Accused of enabling negligence and providing substandard care, Illinois has agreed to a series of reforms intended to improve health throughout its prison system.
Under the agreements, writes the Chicago Tribune, a federal monitor will oversee adjustments to prison healthcare. Among the accepted changes are increased medical and dental staffing, ‘proper training and qualifications for staff, and infection and quality control measures.’
The Tribune says the changes were brought by a long-standing class action lawsuit, filed nearly eight years ago. It claimed that Illinois inmates regularly receive inadequate medical and dental care.
The Illinois Department of Corrections did not respond to requests for comment. Meanwhile, Gov. Bruce Rauner’s office urged caution, saying the settlement isn’t final and still needs to be approved by a court.
That hasn’t stopped attorneys from celebrating what they view as a milestone breakthrough for inmates.
“I’m thrilled that my clients, the prisoners throughout the state of Illinois, will finally get the medical care that is constitutionally mandated,” said Uptown People’s Law Center Executive Director Alan Mills. “While Illinois has abolished the death penalty, the terrible medical care that is provided amounts to a slow-motion death penalty for far too many prisoners.”
Reviews commission by Mills and the plaintiff concurred, indicating that poor prison healthcare has contributed to a slew of unnecessary deaths.
“Based on record reviews, we found that clinical care was extremely poor and resulted in preventable morbidity and mortality,” said one 2018 report.
In one case, highlighted by the Chicago Tribune, a mentally ill inmate swallowed two sporks. Sent to a facility infirmary, a nurse “documented that the patient ‘will have no complication from swallowing a foreign object.’”
For months, the same inmate complained of physical symptoms resulting from swallowing sporks. He died three months after he was first checked.
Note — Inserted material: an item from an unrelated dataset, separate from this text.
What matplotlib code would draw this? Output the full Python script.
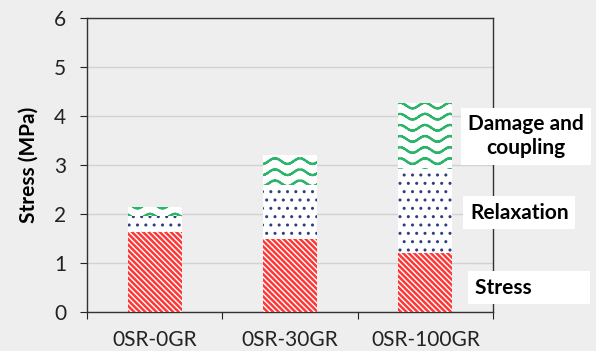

“The death was attributed to a gastrointestinal bleed from lacerations caused by a foreign body,” said the 2018 review—which added that the Department of Corrections’ own investigation “found no problems with medical care.”
Another 26-year old inmate incarcerated at Illinois River Correctional Center “Repeatedly informed health care staff that he had atrial fibrillation, a fact that was confirmed by his jail records, but this history was discounted until he suffered a stroke.”
“Had clinical staff listened to the patient and reviewed his jail record,” claims the review, “they would have learned that he should have been on blood thinners to reduce the chances of this devastating event.”
The News-Gazette notes that the Illinois Department of Corrections hires outside contractors to provide prison healthcare.
Camille Bennett, an attorney with the Illinois branch of the American Civil Liberties Union, said the settlement will mandate long-lacking accountability within the prison system.
“The state of Illinois will now be bound by a court-enforceable agreement with specific benchmarks and structure for measuring success,” Bennett said. “Most important, there will now be a monitor in place to oversee the entire function of the health care system in Illinois prisons. The monitor will be there to demand improvements and accountability.”